[Start]

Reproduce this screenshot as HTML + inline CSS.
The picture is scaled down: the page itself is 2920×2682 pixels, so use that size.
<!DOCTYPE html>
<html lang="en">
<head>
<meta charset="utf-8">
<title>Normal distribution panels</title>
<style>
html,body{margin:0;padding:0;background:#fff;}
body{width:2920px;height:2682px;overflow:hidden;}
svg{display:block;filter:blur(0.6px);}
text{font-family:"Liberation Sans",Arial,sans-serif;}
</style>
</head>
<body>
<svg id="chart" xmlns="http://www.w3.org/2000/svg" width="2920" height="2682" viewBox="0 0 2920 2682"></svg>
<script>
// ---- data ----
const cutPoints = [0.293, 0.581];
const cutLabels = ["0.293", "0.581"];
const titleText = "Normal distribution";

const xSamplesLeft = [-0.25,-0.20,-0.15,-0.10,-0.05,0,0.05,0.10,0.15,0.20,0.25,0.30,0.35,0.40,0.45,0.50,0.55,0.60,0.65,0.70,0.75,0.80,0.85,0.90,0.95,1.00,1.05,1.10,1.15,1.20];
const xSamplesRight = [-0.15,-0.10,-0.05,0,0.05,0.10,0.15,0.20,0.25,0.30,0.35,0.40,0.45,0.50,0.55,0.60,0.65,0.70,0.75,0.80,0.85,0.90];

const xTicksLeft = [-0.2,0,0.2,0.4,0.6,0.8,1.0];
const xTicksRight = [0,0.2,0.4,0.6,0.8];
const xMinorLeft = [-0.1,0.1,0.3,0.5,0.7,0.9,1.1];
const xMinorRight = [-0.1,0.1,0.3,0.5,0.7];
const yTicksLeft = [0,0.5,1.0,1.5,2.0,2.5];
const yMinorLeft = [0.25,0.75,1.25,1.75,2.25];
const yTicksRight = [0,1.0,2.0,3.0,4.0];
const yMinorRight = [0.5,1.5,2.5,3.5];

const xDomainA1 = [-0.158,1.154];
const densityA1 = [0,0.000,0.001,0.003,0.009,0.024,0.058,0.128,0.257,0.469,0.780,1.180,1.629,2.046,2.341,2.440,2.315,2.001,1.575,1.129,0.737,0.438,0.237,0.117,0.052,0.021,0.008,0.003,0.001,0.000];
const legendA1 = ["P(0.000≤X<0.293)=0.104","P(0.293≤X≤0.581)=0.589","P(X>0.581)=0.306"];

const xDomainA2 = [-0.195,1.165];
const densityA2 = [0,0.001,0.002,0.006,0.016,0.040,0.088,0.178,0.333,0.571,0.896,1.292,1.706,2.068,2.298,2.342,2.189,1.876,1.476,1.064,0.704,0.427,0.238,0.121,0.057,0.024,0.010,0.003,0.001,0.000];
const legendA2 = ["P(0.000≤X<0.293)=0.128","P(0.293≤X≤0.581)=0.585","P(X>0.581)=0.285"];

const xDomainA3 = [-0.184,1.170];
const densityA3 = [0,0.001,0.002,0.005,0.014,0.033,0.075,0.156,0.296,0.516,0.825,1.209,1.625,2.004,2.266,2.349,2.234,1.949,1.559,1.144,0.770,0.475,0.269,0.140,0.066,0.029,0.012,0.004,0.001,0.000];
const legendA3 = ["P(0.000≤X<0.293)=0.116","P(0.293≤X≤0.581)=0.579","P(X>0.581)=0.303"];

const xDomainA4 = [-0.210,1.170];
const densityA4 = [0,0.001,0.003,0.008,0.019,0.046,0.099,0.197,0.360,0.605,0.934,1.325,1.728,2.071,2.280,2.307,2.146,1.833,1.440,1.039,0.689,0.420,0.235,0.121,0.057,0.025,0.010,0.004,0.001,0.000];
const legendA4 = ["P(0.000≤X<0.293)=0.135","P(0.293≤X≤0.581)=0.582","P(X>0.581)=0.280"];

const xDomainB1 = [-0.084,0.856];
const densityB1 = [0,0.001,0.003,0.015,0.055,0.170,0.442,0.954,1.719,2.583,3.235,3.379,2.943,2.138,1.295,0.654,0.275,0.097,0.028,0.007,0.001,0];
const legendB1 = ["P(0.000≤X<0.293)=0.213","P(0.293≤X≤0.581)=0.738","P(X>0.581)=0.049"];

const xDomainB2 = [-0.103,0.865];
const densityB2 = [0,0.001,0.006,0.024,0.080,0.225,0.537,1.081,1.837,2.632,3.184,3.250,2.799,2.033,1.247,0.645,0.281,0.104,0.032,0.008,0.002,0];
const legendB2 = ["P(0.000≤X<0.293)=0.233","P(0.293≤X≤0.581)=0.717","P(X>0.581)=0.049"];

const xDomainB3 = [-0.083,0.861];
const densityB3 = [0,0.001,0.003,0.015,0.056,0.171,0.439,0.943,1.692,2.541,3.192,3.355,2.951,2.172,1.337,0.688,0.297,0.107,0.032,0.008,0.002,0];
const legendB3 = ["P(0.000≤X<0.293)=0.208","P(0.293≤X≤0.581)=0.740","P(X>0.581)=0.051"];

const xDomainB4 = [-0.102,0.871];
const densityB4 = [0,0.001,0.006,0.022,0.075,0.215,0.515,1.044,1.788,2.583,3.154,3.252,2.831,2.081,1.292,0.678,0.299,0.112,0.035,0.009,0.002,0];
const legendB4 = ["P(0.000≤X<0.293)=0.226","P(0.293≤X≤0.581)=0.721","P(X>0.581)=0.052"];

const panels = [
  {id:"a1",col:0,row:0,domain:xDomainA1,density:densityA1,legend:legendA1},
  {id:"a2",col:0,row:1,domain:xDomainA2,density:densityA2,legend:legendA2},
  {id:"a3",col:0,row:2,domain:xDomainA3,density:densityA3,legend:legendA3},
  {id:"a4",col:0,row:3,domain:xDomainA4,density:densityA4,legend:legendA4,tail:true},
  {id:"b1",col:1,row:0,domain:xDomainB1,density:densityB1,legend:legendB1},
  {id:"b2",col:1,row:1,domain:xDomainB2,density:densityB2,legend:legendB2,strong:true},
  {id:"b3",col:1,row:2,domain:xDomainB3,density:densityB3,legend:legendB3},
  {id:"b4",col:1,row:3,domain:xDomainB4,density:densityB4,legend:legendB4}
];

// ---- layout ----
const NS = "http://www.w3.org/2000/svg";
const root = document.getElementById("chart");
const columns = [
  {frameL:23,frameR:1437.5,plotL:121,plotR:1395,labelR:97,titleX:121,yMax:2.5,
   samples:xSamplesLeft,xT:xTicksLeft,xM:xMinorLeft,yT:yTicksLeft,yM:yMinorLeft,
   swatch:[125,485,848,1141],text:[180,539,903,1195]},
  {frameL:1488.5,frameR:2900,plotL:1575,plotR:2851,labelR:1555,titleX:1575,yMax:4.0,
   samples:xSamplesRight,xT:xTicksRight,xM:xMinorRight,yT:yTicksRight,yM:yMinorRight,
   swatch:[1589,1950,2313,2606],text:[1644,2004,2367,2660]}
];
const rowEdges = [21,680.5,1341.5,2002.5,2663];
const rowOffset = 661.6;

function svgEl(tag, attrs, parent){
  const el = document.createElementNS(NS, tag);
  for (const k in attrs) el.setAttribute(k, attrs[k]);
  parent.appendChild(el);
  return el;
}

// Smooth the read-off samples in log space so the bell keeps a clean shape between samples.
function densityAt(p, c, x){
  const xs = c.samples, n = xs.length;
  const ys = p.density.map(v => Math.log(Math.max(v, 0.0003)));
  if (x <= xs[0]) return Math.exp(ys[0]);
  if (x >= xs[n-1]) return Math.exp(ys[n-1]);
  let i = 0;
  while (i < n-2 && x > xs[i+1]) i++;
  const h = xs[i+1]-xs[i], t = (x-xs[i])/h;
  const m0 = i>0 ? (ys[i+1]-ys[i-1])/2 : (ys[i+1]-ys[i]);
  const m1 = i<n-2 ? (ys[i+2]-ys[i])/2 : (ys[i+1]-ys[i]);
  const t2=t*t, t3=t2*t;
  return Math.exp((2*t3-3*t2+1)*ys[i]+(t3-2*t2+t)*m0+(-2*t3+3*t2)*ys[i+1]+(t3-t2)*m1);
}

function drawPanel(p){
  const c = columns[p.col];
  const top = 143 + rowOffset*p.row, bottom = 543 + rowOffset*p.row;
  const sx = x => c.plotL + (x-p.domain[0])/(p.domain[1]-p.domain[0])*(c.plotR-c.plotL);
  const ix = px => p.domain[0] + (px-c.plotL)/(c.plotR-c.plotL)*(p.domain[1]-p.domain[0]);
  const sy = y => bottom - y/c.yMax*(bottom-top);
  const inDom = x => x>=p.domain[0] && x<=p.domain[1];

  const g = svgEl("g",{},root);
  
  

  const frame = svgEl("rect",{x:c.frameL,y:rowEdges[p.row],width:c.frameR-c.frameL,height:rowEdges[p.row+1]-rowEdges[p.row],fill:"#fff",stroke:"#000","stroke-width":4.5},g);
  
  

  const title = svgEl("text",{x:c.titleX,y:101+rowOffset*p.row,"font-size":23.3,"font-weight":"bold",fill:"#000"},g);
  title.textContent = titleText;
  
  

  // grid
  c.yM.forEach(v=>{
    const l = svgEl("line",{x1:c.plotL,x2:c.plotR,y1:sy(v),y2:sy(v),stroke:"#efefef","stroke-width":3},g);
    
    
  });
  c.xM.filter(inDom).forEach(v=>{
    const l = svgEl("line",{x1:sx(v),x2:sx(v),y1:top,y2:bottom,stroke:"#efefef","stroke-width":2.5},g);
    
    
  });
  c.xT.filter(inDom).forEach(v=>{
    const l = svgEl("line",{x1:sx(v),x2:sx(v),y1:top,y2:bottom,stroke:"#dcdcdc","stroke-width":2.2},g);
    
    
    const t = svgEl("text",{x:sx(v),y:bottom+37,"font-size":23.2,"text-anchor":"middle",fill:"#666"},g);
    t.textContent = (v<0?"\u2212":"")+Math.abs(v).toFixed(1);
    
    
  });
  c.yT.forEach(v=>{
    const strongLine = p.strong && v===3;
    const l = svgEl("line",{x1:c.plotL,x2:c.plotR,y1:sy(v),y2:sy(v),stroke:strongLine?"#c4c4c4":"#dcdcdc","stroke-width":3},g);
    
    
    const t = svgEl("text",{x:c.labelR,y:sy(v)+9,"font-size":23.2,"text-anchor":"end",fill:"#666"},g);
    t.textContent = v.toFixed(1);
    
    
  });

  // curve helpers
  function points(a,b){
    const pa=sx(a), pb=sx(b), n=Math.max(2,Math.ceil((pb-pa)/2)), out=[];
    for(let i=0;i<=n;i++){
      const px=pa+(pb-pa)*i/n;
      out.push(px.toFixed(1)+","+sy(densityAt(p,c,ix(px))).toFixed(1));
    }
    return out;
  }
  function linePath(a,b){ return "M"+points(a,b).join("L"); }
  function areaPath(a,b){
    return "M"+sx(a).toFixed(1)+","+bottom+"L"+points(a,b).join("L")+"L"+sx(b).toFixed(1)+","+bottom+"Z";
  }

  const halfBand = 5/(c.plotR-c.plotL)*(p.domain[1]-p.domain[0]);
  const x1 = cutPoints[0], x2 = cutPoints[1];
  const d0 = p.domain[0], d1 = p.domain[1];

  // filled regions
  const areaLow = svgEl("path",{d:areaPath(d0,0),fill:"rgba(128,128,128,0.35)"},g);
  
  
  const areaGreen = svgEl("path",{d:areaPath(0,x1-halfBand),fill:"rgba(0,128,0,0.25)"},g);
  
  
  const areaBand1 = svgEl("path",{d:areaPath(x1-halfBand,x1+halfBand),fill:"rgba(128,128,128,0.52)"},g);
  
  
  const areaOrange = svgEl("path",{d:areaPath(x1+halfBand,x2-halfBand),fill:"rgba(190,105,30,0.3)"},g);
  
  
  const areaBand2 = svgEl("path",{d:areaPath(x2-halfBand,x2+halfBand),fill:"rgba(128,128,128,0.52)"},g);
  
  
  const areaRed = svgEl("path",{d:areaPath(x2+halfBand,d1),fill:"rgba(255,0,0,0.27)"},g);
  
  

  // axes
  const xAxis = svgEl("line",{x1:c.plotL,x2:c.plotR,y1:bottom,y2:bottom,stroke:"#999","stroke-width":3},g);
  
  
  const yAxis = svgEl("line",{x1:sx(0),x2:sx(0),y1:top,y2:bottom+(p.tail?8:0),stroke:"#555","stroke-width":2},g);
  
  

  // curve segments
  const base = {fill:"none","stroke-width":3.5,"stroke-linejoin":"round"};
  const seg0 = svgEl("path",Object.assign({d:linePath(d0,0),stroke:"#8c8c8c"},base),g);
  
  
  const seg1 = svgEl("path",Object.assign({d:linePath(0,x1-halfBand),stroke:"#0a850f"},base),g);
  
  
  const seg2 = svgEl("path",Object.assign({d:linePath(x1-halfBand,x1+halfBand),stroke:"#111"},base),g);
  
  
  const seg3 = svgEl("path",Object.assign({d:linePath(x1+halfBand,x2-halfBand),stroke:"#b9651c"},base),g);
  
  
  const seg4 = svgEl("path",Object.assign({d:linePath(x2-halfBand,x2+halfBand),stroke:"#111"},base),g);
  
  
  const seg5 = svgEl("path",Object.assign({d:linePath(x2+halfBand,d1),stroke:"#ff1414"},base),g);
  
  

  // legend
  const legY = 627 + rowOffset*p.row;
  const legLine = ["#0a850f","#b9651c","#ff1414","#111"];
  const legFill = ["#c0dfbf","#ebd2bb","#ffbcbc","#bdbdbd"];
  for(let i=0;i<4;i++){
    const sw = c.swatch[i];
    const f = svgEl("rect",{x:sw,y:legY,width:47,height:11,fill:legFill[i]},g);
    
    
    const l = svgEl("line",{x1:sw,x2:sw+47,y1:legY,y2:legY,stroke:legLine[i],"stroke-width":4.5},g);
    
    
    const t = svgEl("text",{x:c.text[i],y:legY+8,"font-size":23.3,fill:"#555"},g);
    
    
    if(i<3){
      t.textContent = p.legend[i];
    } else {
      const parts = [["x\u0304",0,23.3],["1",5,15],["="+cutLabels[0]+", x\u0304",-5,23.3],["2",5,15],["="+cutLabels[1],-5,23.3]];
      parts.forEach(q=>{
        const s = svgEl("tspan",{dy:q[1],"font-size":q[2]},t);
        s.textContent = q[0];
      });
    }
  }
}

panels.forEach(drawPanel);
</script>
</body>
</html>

[End]

(Written instruction): Return the opening line of the data and every line after it through the line containing "const yMinorRight = [0.5,1.5,2.5,3.5];", please, exactly as written and with nothing added.

(Result of the task):
Reproduce this screenshot as HTML + inline CSS.
The picture is scaled down: the page itself is 2920×2682 pixels, so use that size.
<!DOCTYPE html>
<html lang="en">
<head>
<meta charset="utf-8">
<title>Normal distribution panels</title>
<style>
html,body{margin:0;padding:0;background:#fff;}
body{width:2920px;height:2682px;overflow:hidden;}
svg{display:block;filter:blur(0.6px);}
text{font-family:"Liberation Sans",Arial,sans-serif;}
</style>
</head>
<body>
<svg id="chart" xmlns="http://www.w3.org/2000/svg" width="2920" height="2682" viewBox="0 0 2920 2682"></svg>
<script>
// ---- data ----
const cutPoints = [0.293, 0.581];
const cutLabels = ["0.293", "0.581"];
const titleText = "Normal distribution";

const xSamplesLeft = [-0.25,-0.20,-0.15,-0.10,-0.05,0,0.05,0.10,0.15,0.20,0.25,0.30,0.35,0.40,0.45,0.50,0.55,0.60,0.65,0.70,0.75,0.80,0.85,0.90,0.95,1.00,1.05,1.10,1.15,1.20];
const xSamplesRight = [-0.15,-0.10,-0.05,0,0.05,0.10,0.15,0.20,0.25,0.30,0.35,0.40,0.45,0.50,0.55,0.60,0.65,0.70,0.75,0.80,0.85,0.90];

const xTicksLeft = [-0.2,0,0.2,0.4,0.6,0.8,1.0];
const xTicksRight = [0,0.2,0.4,0.6,0.8];
const xMinorLeft = [-0.1,0.1,0.3,0.5,0.7,0.9,1.1];
const xMinorRight = [-0.1,0.1,0.3,0.5,0.7];
const yTicksLeft = [0,0.5,1.0,1.5,2.0,2.5];
const yMinorLeft = [0.25,0.75,1.25,1.75,2.25];
const yTicksRight = [0,1.0,2.0,3.0,4.0];
const yMinorRight = [0.5,1.5,2.5,3.5];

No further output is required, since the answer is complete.